Ik zie niet twee maar drie sturingsmechanismen, samengevat in drie p's: het plan (hiërarchie in jouw woorden), poen (marktmechanisme) en pang, d.i. geweld. Het laatste is ethisch verwerpelijk maar leidt feitelijk wel tot verandering van ruimtegebruik. Dat varieert van de herordening van de steppes met bizons in wat we nu de Verenigde Staten noemen, tot het landje pik met schuttingen waar de Rijdende Rechter moet pacificeren. Gewelddadige herbestemming is minder ver weg dan ons lief is. Denk aan de machtsuitoefening door een grondbezitter op een huurder, pachter of naastgelegen landeigenaar. Ander voorbeeld: Onteigening valt binnen de plansturing maar is wel een vergaand dwangmiddel die soms als gewelddadig ervaren wordt.
De meeste sturing gaat uit van het grondbezit. Wie de grond heeft, heeft de macht. Ik zie geen verschil tussen de Haarlemmermeer en de Noordoostpolder anders dan dat bij de laatste het rijk de grondbezitter was en met veel meer belangen wilde en moest rekening houden dan winstgevendheid alleen.

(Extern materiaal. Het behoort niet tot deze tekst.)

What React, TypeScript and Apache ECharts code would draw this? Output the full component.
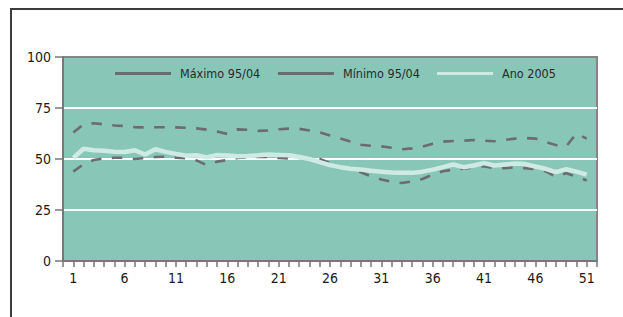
import React, { useEffect, useRef } from "react";
import * as echarts from "echarts";

const weeks = [1,2,3,4,5,6,7,8,9,10,11,12,13,14,15,16,17,18,19,20,21,22,23,24,25,26,27,28,29,30,31,32,33,34,35,36,37,38,39,40,41,42,43,44,45,46,47,48,49,50,51];

const maximo = [63,67,67.5,67,66.4,66.2,65.6,65.5,65.6,65.6,65.5,65.3,65,64.4,63.5,62.3,64.5,64.3,63.8,64,64.6,64.9,64.8,64,63,61.5,60,58.5,57,56.5,56.2,55.5,54.8,55.2,56,57.5,58.5,58.8,59,59.3,59,58.7,59.3,60,60.3,60,58.3,56.8,56.2,62.5,60];

const minimo = [43.8,47.5,49.5,50.4,50.6,50.6,50,50.5,51,51.1,50.6,50.3,49.3,47,48.7,49.5,50.5,50.8,51,51,50.5,50.3,50.5,50.5,50,48,46,45,43.5,41.5,40,38.8,38.2,39,40.2,42.4,44,44.8,45.2,46,46.5,45.5,45.5,45.9,45.5,45,44,41.3,43,41.3,39.5];

const ano2005 = [50.5,55,54.3,54,53.6,53.4,54.3,52.2,54.8,53.5,52.5,51.6,51.8,50.8,52,51.7,51.3,51.5,51.8,52.2,52,51.8,51,50,48.5,47,46,45.2,44.8,44.2,43.8,43.4,43.2,43.2,43.8,44.8,46,47.3,46,46.8,48,46.8,47.3,47.8,47.5,46.3,45.2,43.6,45,43.8,42.3];

const yTicks = [0, 25, 50, 75, 100];
const xLabelWeeks = [1, 6, 11, 16, 21, 26, 31, 36, 41, 46, 51];

const seriesNames = ["Máximo 95/04", "Mínimo 95/04", "Ano 2005"];

const FONT = "'Liberation Sans Narrow', 'DejaVu Sans Condensed', 'Liberation Sans', sans-serif";
const DASH_COLOR = "#6c6b70";
const ANO_COLOR = "#cfeae3";

export default function App() {
  const ref = useRef<HTMLDivElement>(null);
  useEffect(() => {
    if (!ref.current) return;
    const chart = echarts.init(ref.current, undefined, { renderer: "svg" });
    const pairs = (vals: number[]) => weeks.map((w, i) => [w, vals[i]]);
    const legendBase = {
      icon: "rect",
      itemWidth: 56,
      itemHeight: 3,
      padding: 0,
      top: 67,
      selectedMode: false,
      textStyle: { fontSize: 12.5, color: "#2a2a2a", fontFamily: FONT, padding: [0, 0, 0, 4] },
    };
    chart.setOption({
      animation: false,
      backgroundColor: "#ffffff",
      graphic: [
        { type: "line", shape: { x1: 11, y1: 9, x2: 11, y2: 330 }, style: { stroke: "#3c3c3c", lineWidth: 2 } },
        { type: "line", shape: { x1: 10, y1: 9, x2: 640, y2: 9 }, style: { stroke: "#3c3c3c", lineWidth: 2 } },
      ],
      legend: [
        { ...legendBase, left: 115, data: [seriesNames[0]] },
        { ...legendBase, left: 278, data: [seriesNames[1]] },
        { ...legendBase, left: 437, data: [seriesNames[2]] },
      ],
      grid: {
        left: 63,
        top: 57,
        right: 26,
        bottom: 56,
        show: true,
        backgroundColor: "#88c6b8",
        borderColor: "#858585",
        borderWidth: 2,
      },
      xAxis: {
        type: "value",
        min: 0,
        max: 52,
        interval: 1,
        axisLine: { show: true, lineStyle: { color: "#777", width: 2 } },
        axisTick: { show: true, length: 6, lineStyle: { color: "#777", width: 1.5 } },
        splitLine: { show: false },
        axisLabel: {
          margin: 10,
          fontSize: 14,
          color: "#1a1a1a",
          fontFamily: FONT,
          formatter: (v: number) => (xLabelWeeks.indexOf(v) >= 0 ? String(v) : ""),
        },
      },
      yAxis: {
        type: "value",
        min: yTicks[0],
        max: yTicks[yTicks.length - 1],
        interval: 25,
        axisLine: { show: true, lineStyle: { color: "#777", width: 2 } },
        axisTick: { show: true, length: 8, lineStyle: { color: "#777", width: 1.5 } },
        splitLine: {
          show: true,
          lineStyle: { color: ["transparent", "#ffffff", "#ffffff", "#ffffff", "transparent"], width: 2 },
        },
        axisLabel: { margin: 12, fontSize: 14, color: "#1a1a1a", fontFamily: FONT },
      },
      series: [
        {
          name: seriesNames[0],
          type: "line",
          data: pairs(maximo),
          showSymbol: false,
          symbol: "none",
          color: DASH_COLOR,
          lineStyle: { color: DASH_COLOR, width: 2.6, type: [10.5, 10.5] },
        },
        {
          name: seriesNames[1],
          type: "line",
          data: pairs(minimo),
          showSymbol: false,
          symbol: "none",
          color: DASH_COLOR,
          lineStyle: { color: DASH_COLOR, width: 2.6, type: [10.5, 10.5] },
        },
        {
          name: seriesNames[2],
          type: "line",
          data: pairs(ano2005),
          showSymbol: false,
          symbol: "none",
          color: ANO_COLOR,
          lineStyle: { color: ANO_COLOR, width: 4.5 },
        },
      ],
    });
    return () => chart.dispose();
  }, []);
  return (
    <div
      ref={ref}
      style={{ position: "fixed", left: 0, top: 0, width: 623, height: 317, background: "#fff" }}
    />
  );
}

De particuliere grondeigenaren ('rechts') hebben consequent en decennia gewerkt aan vergroting van de macht van de poen ten koste van het plan te beginnen bij het kabinet Den Uijl dat is gevallen over het tegengaan van grondspeculatie. De onteigeningsvergoeding bleef gebaseerd op de marktprijs ('verkeerswaarde') in plaats van de gebruikswaarde. Private winst ten koste van collectieve voordelen. Daarna volgde niet alleen de door jou beschreven afbraak van de nationale ruimtelijke ordening, maar ook de deregulering (wegnemen van 'belemmerende' regels. Belemmerend voor wie?) en het uitgangspunt dat de grondbezitter de bestemming als eerste mag realiseren als hij daarvoor de middelen heeft. Dus het bouwprimaat bij de projectontwikkelaar i.p.v. bij de overheid.
De Omgevingswet is het (voorlopige?) sluitstuk van het beperken van collectieve ruimtelijke waarden. De overheid wordt volgend. Wettelijk krijgt de grondbezitter letterlijk het recht op initiatief in inhoud en procedure. Hij bepaalt de inhoud binnen de grenzen van een omgevingsvisie die alles moet omvatten dus niks kan zeggen en een omgevingsplan met veel multi-interpretabele doelvoorschriften. Hij bepaalt ook de procedure door de opdracht tot het organiseren van de inspraak.
Tenslotte, de sociaal-democratie heeft verloren van het kapitaal en dat ligt niet aan de sociaal-democratie.